No seat glut concerns
On whether there would be seat glut, both analysts said the country’s middle class population would fill up the gap. About 23 percent of the Nigerian population is middle class with spending power. This represents about 45 million people of the country’s 200 million citizens.
Nwobu said nearly all of these 45 million Nigerians could turn to air transportation if current ticket rates are halved.
“There is going to be a big change if this happens. Any time change beckons, there are fears. The market actors are engulfed in fears.

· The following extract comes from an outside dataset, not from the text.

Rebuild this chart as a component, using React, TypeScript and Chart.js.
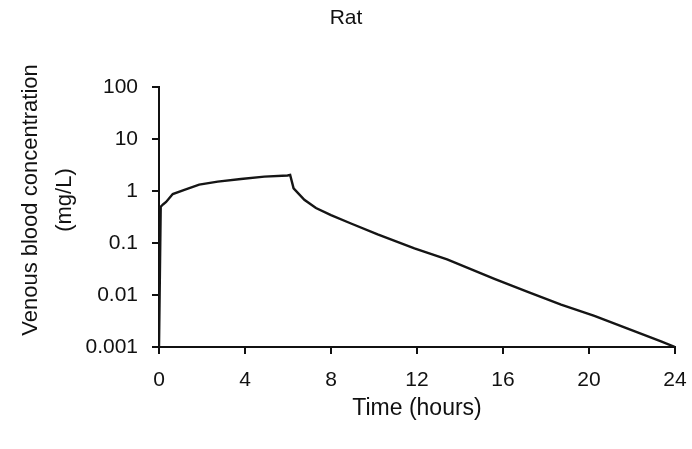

But when the trends start playing out, operators will begin to fine-tune their marketing and operational strategies.
“One thing is sure: price will go down nearly, if not by half and this will make millions of Nigerians, especially the middleclass businessmen and well-employed people to begin to use air travel. If the fare rates go down as much as half what we currently have, even students can afford to fly. What I see happening is not a seat glut, because if 45 million Nigerians begin to fly, even a hundred planes will not be enough to lift them. Right now, less than five million Nigerians can afford to fly because the cost of flying is too high,” said Nwobu.
Nweze also said there would not be a likely over supply of seats.
“Everyone needs safety and comfort. Our roads are no longer safe, and even if they are safe, they are not good. Currently, local fare rates are around N35,000 and N45,000 one-way on the average, depending on if you book well ahead, or you do over the counter. If we now have the kind of competition the new airlines are bringing, operators would be forced to halve their rates and this will make millions of Nigerians begin to use the airlines,” Nweze said.
However, there are still fears that the size of Nigeria’s travels market could be too small for what is about to happen. Mohammed Tukur, a former assistant secretary-general of Airline Operators of Nigeria (AON), said even though there are still start-ups, Nigeria has had a number of start-ups and failures. But he said Green Africa, United Nigeria Airways and few others seemed to have bold vision.
“It remains to be seen how these new airlines cope in a tough airline environment considering the low number of flying public. Not a few had suggested and raised concern that with Nigeria’s relatively low numbers for the flying public, it may quickly descend into a dog fight with no winners,” Tukur said.
Investigations by business a.m. showed that airlines are already jittery and many refused to comment on the development. Will airlines be slashing their fares?
“We will let you know if there will be any such thing,” said Stanley Olisa, a spokesman for Air Peace.
Another airline spokesman who pleaded anonymity said, “We have our fare regime and very ready for competition. We have been here for 11 years despite the challenges and we believe it’s about service. Whoever has the best service or is able to satisfy the customers wins. No issues at all.”
The airline spokesman, however, said there may not be available hangar space for the new aircraft, considering the huge number.
“Where will they park them? MMA2? No space for such and is the industry now profitable for such order which is likely to come at once or with little spacing? They might have their strategy no doubt, we are watching,” the source said.
The airline insisted the federal government must remove VAT from the airlines to ensure a more conducive operating environment.
“But with poor policies killing airlines we asked for removal of VAT and they are increasing it. How nice,” the airline said, adding, “The competition will be stiff. It now remains to be seen how you outwit the other with your service, route planning, schedule and fares. It all depends on creativity,” said the spokesman.